VERNESA HARPER: My role is dedicated to keeping you and your firm aware of fraud and cybersecurity threats that you may encounter. Today, I want to bring attention to a common fraud scheme impacting advisors and clients, business email compromise, which is also known as email account compromise. Scammers know that you and your clients rely on email to conduct business, which is the same reason that email is the number one gateway to cybercrime.
This scheme is carried out when a fraudster compromises a legitimate business or personal email account through social engineering or computer intrusion techniques, malware, for example, to request unauthorized transfers of funds.
Once the fraudster has access to the client's email account, they will search to see if the client has a relationship with an advisor. Fraudsters will piggyback on an existing email conversation between the advisor and the real client a request to send an outgoing transaction to an account that the fraudster controls.
One of the tricks that sophisticated fraudsters use is spoofing the client's email address, which happens when they create a new account that looks very similar to the client's real email address. Then the fraudster sends an email from this new email address to the advisor posing as their client to request an outgoing fraudulent transaction.
We've also seen fraudsters leverage a relationship between a client and some third party. The end goal is to get the advisor to facilitate a fraudulent outgoing transfer from the client's account. Let's look at some red flags to watch out for.
The first red flag is a spoofed email address. As mentioned earlier, the fraudster will create an email address that looks very similar to the client's real email address.
The second red flag is fraudsters will piggyback on existing email communications with the advisor. Look for an abrupt change in the email tone.
The third red flag is creating a sense of urgency. Every email request from a fraudster is supposedly urgent, and fraudsters will try to play on the advisor's emotions to get them to act quickly.

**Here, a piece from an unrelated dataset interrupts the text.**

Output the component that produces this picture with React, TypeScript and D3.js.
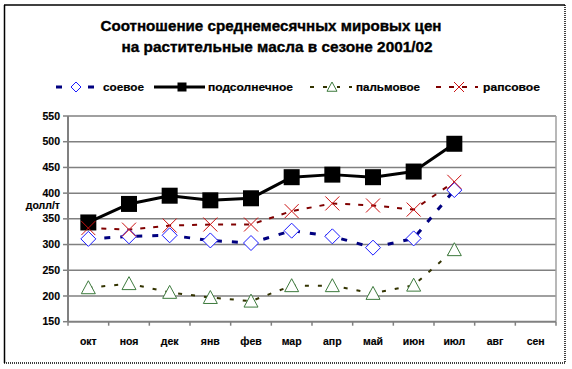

The fourth red flag is inconsistent grammar or spelling errors.
The fifth red flag is attempting to limit communication to email. The fraudster will come up with reasons as to why they're unable to get on the phone with you to verbally verify the request, using the excuse that they only have access to their email.
The sixth red flag, the money movement instructions are sent in an email followed by a new set of instructions that are sent by the fraudster.
And the seventh and last red flag is the transaction is rejected by the receiving bank.
Schwab requires advisors to call clients to verbally verify the details of all money movement instructions, especially email, before sending the instructions to Schwab. Fraudsters succeed in their schemes when an advisor acts on fraudulent money movement instructions without verbally verifying them with their client, resulting in a successful email compromise fraud incident.
The Schwab Security Guarantee doesn't cover fraud loss when the money movement activity is facilitated by the advisor. In these cases, the advisor is liable for the loss in their client's account.
The verbal verification is not just a Schwab requirement, but most insurance companies require it, as well.
Let's talk about how you can protect your firm and your client assets. Assume the email is fraud until you can prove that it's not. Look for spoofed email addresses. Avoid sharing confidential information in an email. Verbally verify all money movement instructions received in an email with your client. Encourage your clients to utilize two-factor authentication, which is an added layer of security for email accounts. And, lastly, utilize the eAuthorization channel, which is the fastest and safest way to move money in your client's account.
If your client becomes the victim of the email account compromise scheme, please contact Schwab immediately and we will reach out to the receiving firm to recall the funds.